Der Roman beschäftigt sich mit einem tatsächlich stattgefundenem historischen Ereignis: im Jahr 1816 segelte die französische Fregatte Medusa mit ca. 400 Passagieren (darunter Militär, hochrangige Politiker, Matrosen, „normale“ Bürger mit Kindern, Missionare und Forscher…) nach Afrika, in die afrikanische Kolonie Senegal, die kürzlich von Großbritannien an Frankreich zurückgegeben wurde. Aufgrund der Inkompetenzen des unerfahrenen Kapitäns lief das Schiff auf eine Sandbank auf. Da nicht genug Rettungsboote vorhanden waren, wurden knapp 150 Menschen kurzerhand auf ein selbstgebautes Floß verfrachtet, dass von den Rettungsbooten gezogen werden sollten. Diese kappten aber schon nach kurzer Zeit die Seile, so dass das Floß 13 Tage im Meer trieb. Als es letztendlich gefunden wurde, leben von den ursprünglich 147 Personen nur noch 15  gerade so und diese hatten sich nur durch Kannibalismus am Leben halten können. Diese dramatische (und nicht sehr appetitliche) Katastrophe behandelt der Roman trotz des unschönen Themas mit viel Witz, Intelligenz und Spannung.
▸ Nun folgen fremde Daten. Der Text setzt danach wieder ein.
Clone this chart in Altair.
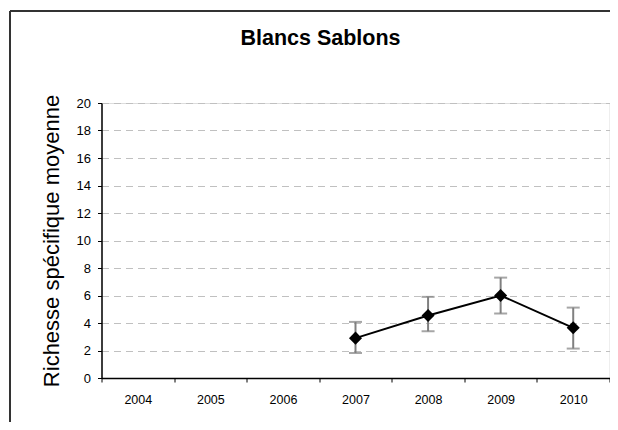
import altair as alt
import pandas as pd

years = ["2004", "2005", "2006", "2007", "2008", "2009", "2010"]
data_years = ["2007", "2008", "2009", "2010"]
mean_vals = [2.9, 4.55, 6.0, 3.65]
upper_vals = [4.08, 5.9, 7.3, 5.12]
lower_vals = [1.82, 3.4, 4.69, 2.14]
y_ticks = [0, 2, 4, 6, 8, 10, 12, 14, 16, 18, 20]

df = pd.DataFrame({"year": data_years, "mean": mean_vals,
                   "upper": upper_vals, "lower": lower_vals})

FONT = "Liberation Sans"

x_enc = alt.X(
    "year:O",
    scale=alt.Scale(type="band", domain=years, paddingInner=0, paddingOuter=0),
    axis=alt.Axis(title=None, labelAngle=0, tickBand="extent", labelFontSize=12.5,
                  labelFont=FONT, labelColor="#000", labelPadding=11, tickSize=4,
                  tickColor="#000", domainColor="#000", domainWidth=1.5, grid=False),
)
y_scale = alt.Scale(domain=[0, 20], nice=False, zero=True)
y_axis = alt.Axis(title="Richesse spécifique moyenne", values=y_ticks, titleFont=FONT,
                  titleFontSize=22, titleFontWeight="normal", titleColor="#000",
                  titlePadding=13, labelFont=FONT, labelFontSize=13, labelColor="#000",
                  labelPadding=7, tickSize=4, tickColor="#000", domainColor="#000",
                  domainWidth=1.5, grid=True, gridColor="#c0c0c0", gridDash=[7, 5],
                  gridWidth=1, labelOverlap=False)


def yenc(field):
    return alt.Y(field, scale=y_scale, axis=y_axis)


base = alt.Chart(df)

err = base.mark_rule(color="#808080", strokeWidth=2).encode(
    x=x_enc, y=yenc("lower:Q"), y2="upper:Q")
cap_hi = base.mark_tick(color="#808080", size=13, thickness=2).encode(
    x=x_enc, y=yenc("upper:Q"))
cap_lo = base.mark_tick(color="#808080", size=13, thickness=2).encode(
    x=x_enc, y=yenc("lower:Q"))
line = base.mark_line(color="#000", strokeWidth=2).encode(
    x=x_enc, y=yenc("mean:Q"))
pts = base.mark_point(shape="diamond", filled=True, color="#000", size=170, opacity=1).encode(
    x=x_enc, y=yenc("mean:Q"))

frame_v = alt.Chart(df).mark_rule(color="#333", strokeWidth=2).encode(
    x=alt.value(-91.5), y=alt.value(-92), y2=alt.value(340))
frame_h = alt.Chart(df).mark_rule(color="#333", strokeWidth=2).encode(
    x=alt.value(-91.5), x2=alt.value(530), y=alt.value(-92))

chart = alt.layer(frame_v, frame_h, err, cap_hi, cap_lo, line, pts).properties(
    width=508, height=275,
    title=alt.TitleParams("Blancs Sablons", font=FONT, fontSize=21.5, fontWeight="bold",
                          color="#000", anchor="middle", dx=-35, offset=0, dy=56,
                          baseline="alphabetic"),
    autosize=alt.AutoSizeParams(type="none"),
    padding={"left": 93.5, "top": 95, "right": 0, "bottom": 44},
).configure_view(stroke="#888", strokeWidth=1.5).configure(background="white")

chart.save("out.html", embed_options={"renderer": "svg", "actions": False})
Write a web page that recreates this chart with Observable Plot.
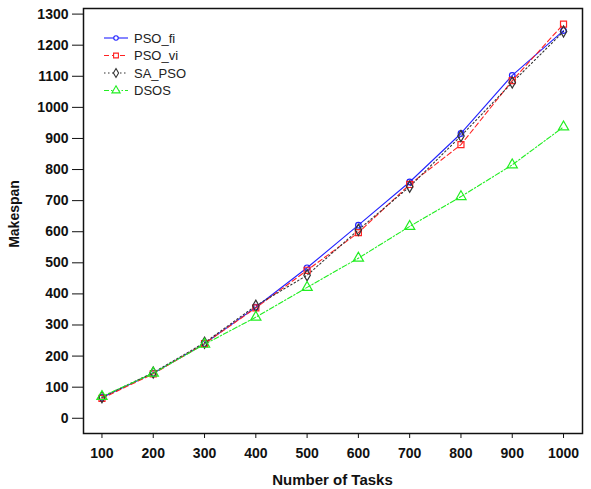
<!DOCTYPE html>
<html>
<head>
<meta charset="utf-8">
<script src="https://cdn.jsdelivr.net/npm/d3@7"></script>
<script src="https://cdn.jsdelivr.net/npm/@observablehq/plot@0.6"></script>
<style>
  html, body { margin: 0; padding: 0; background: #ffffff; }
  #chart { position: relative; width: 591px; height: 489px; }
  svg { font-family: "Liberation Sans", Arial, sans-serif; }
</style>
</head>
<body>
<div id="chart"></div>
<script>
const tasks = [100, 200, 300, 400, 500, 600, 700, 800, 900, 1000];
const psoFi = [67, 145, 240, 357, 484, 621, 760, 916, 1103, 1247];
const psoVi = [64, 143, 240, 355, 476, 597, 752, 880, 1086, 1268];
const saPso = [68, 147, 243, 362, 460, 606, 745, 908, 1080, 1244];
const dsos  = [70, 145, 238, 325, 421, 515, 617, 713, 815, 937];
const yTicks = d3.range(0, 1301, 100);
const xLabel = "Number of Tasks";
const yLabel = "Makespan";

const seriesNames = ["PSO_fi", "PSO_vi", "SA_PSO", "DSOS"];
const seriesValues = [psoFi, psoVi, saPso, dsos];
const seriesColors = ["#2222ff", "#ff2222", "#333333", "#22ee22"];
const seriesDash = [null, "5,3", "1.5,2.5", "5,2,1.5,2"];
const seriesSymbols = ["circle", "square", "diamond", "triangle"];
const seriesR = [2.8, 3.4, 3.4, 3.8];

const rows = [];
seriesNames.forEach((name, i) => {
  tasks.forEach((t, j) => rows.push({series: name, x: t, y: seriesValues[i][j], i}));
});

const marks = [Plot.frame({stroke: "#111", strokeWidth: 1.5})];
seriesNames.forEach((name, i) => {
  const d = rows.filter(r => r.series === name);
  marks.push(Plot.line(d, {x: "x", y: "y", stroke: seriesColors[i], strokeWidth: 1.1, strokeDasharray: seriesDash[i]}));
});
seriesNames.forEach((name, i) => {
  const d = rows.filter(r => r.series === name);
  marks.push(Plot.dot(d, {x: "x", y: "y", stroke: seriesColors[i], fill: "none", strokeWidth: 1.2, symbol: seriesSymbols[i], r: seriesR[i]}));
});

const plot = Plot.plot({
  width: 591,
  height: 489,
  marginLeft: 83,
  marginRight: 9,
  marginTop: 8,
  marginBottom: 56,
  style: {background: "transparent", color: "#111", fontSize: "14px", fontWeight: "bold"},
  x: {domain: [64, 1037], ticks: tasks, tickSize: 5, tickPadding: 10, tickFormat: d => String(d), label: null},
  y: {domain: [-49, 1318], ticks: yTicks, tickSize: 11, tickPadding: 4, tickFormat: d => String(d), label: null},
  marks
});
document.getElementById("chart").appendChild(plot);

const svg = d3.select(plot);

svg.append("text")
  .attr("x", 83 + (591 - 9 - 83) / 2).attr("y", 485)
  .attr("text-anchor", "middle")
  .style("font-size", "15px").style("font-weight", "bold").attr("fill", "#111")
  .text(xLabel);
svg.append("text")
  .attr("transform", "translate(19,214) rotate(-90)")
  .attr("text-anchor", "middle")
  .style("font-size", "14px").style("font-weight", "bold").attr("fill", "#111")
  .text(yLabel);

const leg = svg.append("g");
const symMap = {circle: d3.symbolCircle, square: d3.symbolSquare, diamond: d3.symbolDiamond, triangle: d3.symbolTriangle};
seriesNames.forEach((name, i) => {
  const yy = 38 + i * 17.5;
  leg.append("line").attr("x1", 104).attr("x2", 128).attr("y1", yy).attr("y2", yy)
    .attr("stroke", seriesColors[i]).attr("stroke-width", 1.1)
    .attr("stroke-dasharray", seriesDash[i]);
  const r = seriesR[i] * 0.8;
  leg.append("path").attr("transform", `translate(116,${yy})`)
    .attr("d", d3.symbol(symMap[seriesSymbols[i]], Math.PI * r * r)())
    .attr("fill", "white").attr("stroke", seriesColors[i]).attr("stroke-width", 1.1);
  leg.append("text").attr("x", 134).attr("y", yy).attr("dy", "0.35em")
    .attr("text-anchor", "start")
    .style("font-size", "13px").style("font-weight", "normal").attr("fill", "#222").text(name);
});
</script>
</body>
</html>
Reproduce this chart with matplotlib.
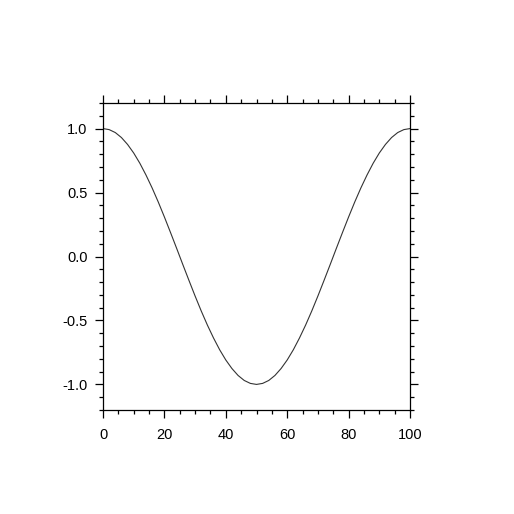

Die Geschichte entwickelt der österreichische Autor „Franzobel“ anhand der Einzelschicksale einiger Passagiere (von denen es die meisten – aber vermutlich nicht alle – auch tatsächlich historisch belegt gegeben hat). Das Buch startet hierbei schon am Anfang der Reise und der Autor nimmt sich Zeit die unterschiedlichen Personen und ihre Motive und Hoffnungen, die sich mit der Reise nach Afrika verbinden vorzustellen. Dabei hat der Autor einen interessanten, oft auch humorvoll ironischen Stil. Etwas gewöhnungsbedürftig fand ich am Anfang, dass das Buch zwar in einer zum 19. Jahrhunderten passenden etwas altmodischen Sprache geschrieben ist, aber trotzdem aus der Distanz eines heute lebenden Erzählers erzählt wird, so benutzt der Autor zum Beispiel Vergleiche wie „er war so muskulös wie Arnold Schwarzenegger“ oder „es war ein Gewusel wie an einem Flughafen“. Diese offensichtlich absichtlichen Stilbrüche wirken zuerst mal etwas merkwürdig, ich habe mich aber schnell dran gewöhnt und insgesamt hat mir der Stil des Buches hervorragend gefallen.

Die Geschichte liest sich dann auch sowohl spannend, aber auch lässt sich auch viel Zeit für Charakterentwicklung und Informationen über die politischen Zustände im Jahre 1816 als Frankreich nach den Auswirkungen der französischen Revolution noch immer völlig zerrissen ist zwischen liberalen Revolutionären und Royalisten. Auch diese Konflikte finden sich auf dem Schiff wieder und verstärken die durch die Notsituation ausbrechenden Konflikte. Das Buch ist natürlich etwas brutal, denn auch schon vor den dramatischen Ereignissen ist das Leben auf so einem Schiff nichts für empfindliche Personen…wer sich davon nicht abschreckend lässt wird mit einem Buch belohnt, das aus der Masse heraussticht.